# newly qualified nurse looking for job down under



## wendymac (Aug 3, 2009)

Hi,
does anyone know any agencies who take on newly qualified Scottish nurses or who can sponser them
wendymac


----------



## ellisa (Jul 3, 2008)

wendymac said:


> Hi,
> does anyone know any agencies who take on newly qualified Scottish nurses or who can sponser them
> wendymac


Hi wendymac, I am a midwife and have gained a position through Hays, you can contact [email protected] and ask her as she is the manager-globallink. I'm not sure but i know for the subclass 175/176 you need to have been working in your chosen profession for 12 months. It may be different for other visas though. You could also try Nursing jobs - Medical jobs - Doctor jobs - Healthcare jobs - Nurse jobs - Nursing employment - Healthstaff Recruitment Australia, I'm sure that if you can work from newly qualified there are many hospitals that are willing to sponser you and also some offer relocation packages too. Where about are you looking to move? Hope this helps..


----------



## wendymac (Aug 3, 2009)

Hi,
Thanks for answering my thread. Looking to move to perth. Since qualifying in dec 2008 I have worked in a nusing home for 4 months and am currently working in haematology on a temp contract which runs out in oct. There are no jobs in Scotland!
Thanks Wendymac


----------



## ellisa (Jul 3, 2008)

wendymac said:


> Hi,
> Thanks for answering my thread. Looking to move to perth. Since qualifying in dec 2008 I have worked in a nusing home for 4 months and am currently working in haematology on a temp contract which runs out in oct. There are no jobs in Scotland!
> Thanks Wendymac


Hi Wendymac, You will soon have your 12 months practice so you will be fine, you will have no problem finding work in oz as nurses are in demand, so if i were you i would start applying for a visa and go for it. The UK is terrible isn't it, the NHS pays for nurses/midwives etc to do the course and then we can't find a job. Shame on the system as its the patients that suffer in the long term. I originally qualified as a nurse but couldn't get a job i was interested in so decided to do my midwifery, but glad to say as i love it!! best of luck to you..ellisa


----------



## wendymac (Aug 3, 2009)

Hi, Yes you are right but the contract i am on at the moment is due to run out in October and there are absolutely no jobs! My oldest son (21) is a joiner, my next son (19) has done 2 years of a roofing apprenticeship, 3rd has done 2 years of culinary arts (chef) and all have been laid off and my 12 year old is still at school. I knew things would get bad but not like this!


----------



## ellisa (Jul 3, 2008)

wendymac said:


> Hi, Yes you are right but the contract i am on at the moment is due to run out in October and there are absolutely no jobs! My oldest son (21) is a joiner, my next son (19) has done 2 years of a roofing apprenticeship, 3rd has done 2 years of culinary arts (chef) and all have been laid off and my 12 year old is still at school. I knew things would get bad but not like this!

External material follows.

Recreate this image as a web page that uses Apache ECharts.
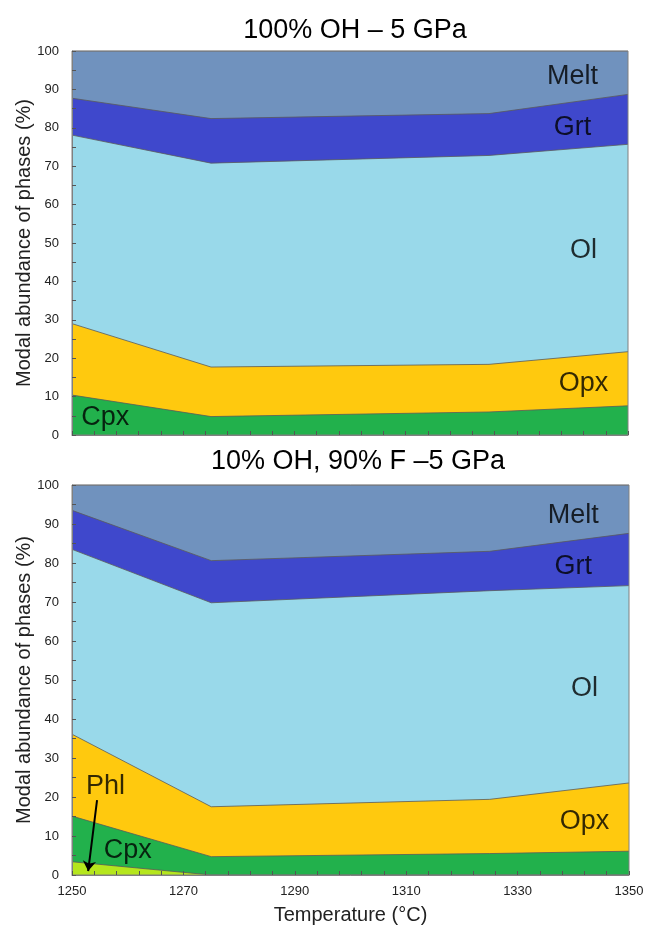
<!DOCTYPE html>
<html>
<head>
<meta charset="utf-8">
<script src="https://cdn.jsdelivr.net/npm/echarts@6/dist/echarts.min.js"></script>
<style>
  html, body { margin: 0; padding: 0; background: #fff; }
  #chart { width: 647px; height: 926px; }
</style>
</head>
<body>
<div id="chart"></div>
<script>
// Temperatures of the runs (°C)
const temps = [1250, 1275, 1325, 1350];
const xTicks = [1250, 1270, 1290, 1310, 1330, 1350];

// Phase proportions (%), listed bottom to top — 100% OH, 5 GPa
const ohCpx  = [10.4, 4.8, 6.0, 7.6];
const ohOpx  = [18.6, 12.9, 12.4, 14.1];
const ohOl   = [49.1, 53.1, 54.4, 54.0];
const ohGrt  = [9.6, 11.6, 10.9, 13.0];
const ohMelt = [12.3, 17.6, 16.3, 11.3];

// Phase proportions (%) — 10% OH, 90% F, 5 GPa
const fPhl  = [3.4, 0, 0, 0];
const fCpx  = [11.7, 4.7, 5.5, 6.1];
const fOpx  = [21.0, 12.8, 13.9, 17.5];
const fOl   = [47.4, 52.3, 53.5, 50.6];
const fGrt  = [10.0, 10.8, 10.1, 13.4];
const fMelt = [6.5, 19.4, 17.0, 12.4];

const FONT = '"Liberation Sans", Arial, sans-serif';
const COLORS = {
  Phl: '#B5E61D', Cpx: '#22B14C', Opx: '#FFC90E',
  Ol: '#99D9EA', Grt: '#3F48CC', Melt: '#7092BE'
};

// Build cumulative (stacked) bands; each band is filled down to zero and
// drawn from the top phase downwards so lower phases overlay upper ones.
function stackedBands(layers, idx) {
  const tops = [];
  let running = temps.map(() => 0);
  layers.forEach(([name, values]) => {
    running = running.map((v, i) => v + values[i]);
    tops.push([name, running.slice()]);
  });
  return tops.reverse().map(([name, cum], k) => ({
    name: name + idx,
    type: 'line',
    xAxisIndex: idx, yAxisIndex: idx,
    symbol: 'none',
    z: 2 + k,
    data: temps.map((t, i) => [t, cum[i]]),
    lineStyle: { color: '#5a5a5a', width: 0.8 },
    areaStyle: { color: COLORS[name], opacity: 1, origin: 'start' },
    emphasis: { disabled: true },
    silent: true
  }));
}

// Phase names placed in the field of each phase (data coordinates)
function phaseLabels(items, idx) {
  return {
    type: 'scatter',
    xAxisIndex: idx, yAxisIndex: idx,
    symbolSize: 0,
    silent: true,
    z: 20,
    data: items.map(it => ({ name: it[0], value: [it[1], it[2]] })),
    label: {
      show: true, position: 'inside', formatter: '{b}',
      color: '#000', textBorderWidth: 0, fontSize: 27, fontFamily: FONT
    }
  };
}

function xAxis(idx, withLabels) {
  return {
    type: 'value', gridIndex: idx,
    min: xTicks[0], max: xTicks[xTicks.length - 1], interval: 20,
    z: 30,
    axisLine: { show: true, lineStyle: { color: '#808080' } },
    axisTick: { show: true, inside: true, length: 4, lineStyle: { color: '#555' } },
    minorTick: { show: true, splitNumber: 5, length: 4, lineStyle: { color: '#555' } },
    splitLine: { show: false },
    axisLabel: {
      show: withLabels, margin: 10, color: '#222', fontSize: 13, fontFamily: FONT,
      formatter: v => String(v)
    },
    name: withLabels ? 'Temperature (°C)' : '',
    nameLocation: 'middle', nameGap: 30,
    nameMoveOverlap: false,
    nameTextStyle: { color: '#222', fontSize: 20, fontFamily: FONT }
  };
}

function yAxis(idx) {
  return {
    type: 'value', gridIndex: idx,
    min: 0, max: 100, interval: 10,
    z: 30,
    axisLine: { show: true, lineStyle: { color: '#808080' } },
    axisTick: { show: true, inside: true, length: 4, lineStyle: { color: '#555' } },
    minorTick: { show: true, splitNumber: 2, length: 4, lineStyle: { color: '#555' } },
    splitLine: { show: false },
    axisLabel: { margin: 13, color: '#222', fontSize: 13, fontFamily: FONT },
    name: 'Modal abundance of phases (%)',
    nameLocation: 'middle', nameGap: 38,
    nameMoveOverlap: false,
    nameTextStyle: { color: '#222', fontSize: 20, fontFamily: FONT }
  };
}

const chart = echarts.init(document.getElementById('chart'), null, { renderer: 'canvas' });

chart.setOption({
  animation: false,
  backgroundColor: '#fff',
  title: [
    { text: '100% OH – 5 GPa', left: 350, top: 12, textAlign: 'center',
      textStyle: { fontSize: 27, fontWeight: 'normal', color: '#000', fontFamily: FONT } },
    { text: '10% OH, 90% F –5 GPa', left: 353, top: 443, textAlign: 'center',
      textStyle: { fontSize: 27, fontWeight: 'normal', color: '#000', fontFamily: FONT } }
  ],
  grid: [
    { left: 72, top: 51, width: 556, height: 384, show: true, borderColor: '#808080', borderWidth: 1, backgroundColor: 'transparent', z: 25 },
    { left: 72, top: 485, width: 557, height: 392, show: true, borderColor: '#808080', borderWidth: 1, backgroundColor: 'transparent', z: 25 }
  ],
  xAxis: [xAxis(0, false), xAxis(1, true)],
  yAxis: [yAxis(0), yAxis(1)],
  series: [
    ...stackedBands([
      ['Cpx', ohCpx], ['Opx', ohOpx], ['Ol', ohOl], ['Grt', ohGrt], ['Melt', ohMelt]
    ], 0),
    ...stackedBands([
      ['Phl', fPhl], ['Cpx', fCpx], ['Opx', fOpx], ['Ol', fOl], ['Grt', fGrt], ['Melt', fMelt]
    ], 1),
    phaseLabels([
      ['Melt', 1340, 93.3], ['Grt', 1340, 80.0], ['Ol', 1342, 48.0],
      ['Opx', 1342, 13.3], ['Cpx', 1256, 4.5]
    ], 0),
    phaseLabels([
      ['Melt', 1340, 92.1], ['Grt', 1340, 79.0], ['Ol', 1342, 47.8],
      ['Opx', 1342, 13.8], ['Cpx', 1260, 6.2], ['Phl', 1256, 22.8]
    ], 1),
    // Pointer from the Phl label to its thin band
    {
      type: 'lines',
      coordinateSystem: 'cartesian2d',
      xAxisIndex: 1, yAxisIndex: 1,
      silent: true,
      z: 22,
      symbol: ['none', 'arrow'],
      symbolSize: 10,
      lineStyle: { color: '#000', width: 2, opacity: 1 },
      data: [{ coords: [[1254.5, 19.2], [1252.9, 1.0]] }]
    }
  ]
});
</script>
</body>
</html>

Hi wendymac, I'm sorry to hear that, i know its awful, my hubbie is a builder and he has had very little work this year and i know that trying to support your family is so hard at the moment. Are you hoping to go when your contract finishes? and are your children happy to move? If australia is where you want to be i would give an agent a ring and get some advice, the first consultation is usually free. We used visa-go Ltd who are based in Edinburgh and they were excellent. At least you will know where to start...ellisa


----------



## wendymac (Aug 3, 2009)

Hi,
Contacted healthcare recruitment who are interested however informed me that I have to sit IELTS english test. What a joke I think it costs £100 and I have to travel to Aberdeen, Glasgow or Edinburgh. I understand that they have to ensure nurses have competent english BUT born and bred in scotland and have a nursing degree! This seems complete NONSENSE or a money making exercise
Wendy


----------



## ellisa (Jul 3, 2008)

wendymac said:


> Hi,
> Contacted healthcare recruitment who are interested however informed me that I have to sit IELTS english test. What a joke I think it costs £100 and I have to travel to Aberdeen, Glasgow or Edinburgh. I understand that they have to ensure nurses have competent english BUT born and bred in scotland and have a nursing degree! This seems complete NONSENSE or a money making exercise
> Wendy


Hi Wendy

I never had to sit the IELTS but it might have changed since then, have you discussed it with an agent as the first contact is usually free and they might be able to point you in the right direction. I was going to have to sit it to make my points up but then i changed to a visa 176, so had enough points. Also try Hays Healthcare who i have gone with.

Good-luck ellisa


----------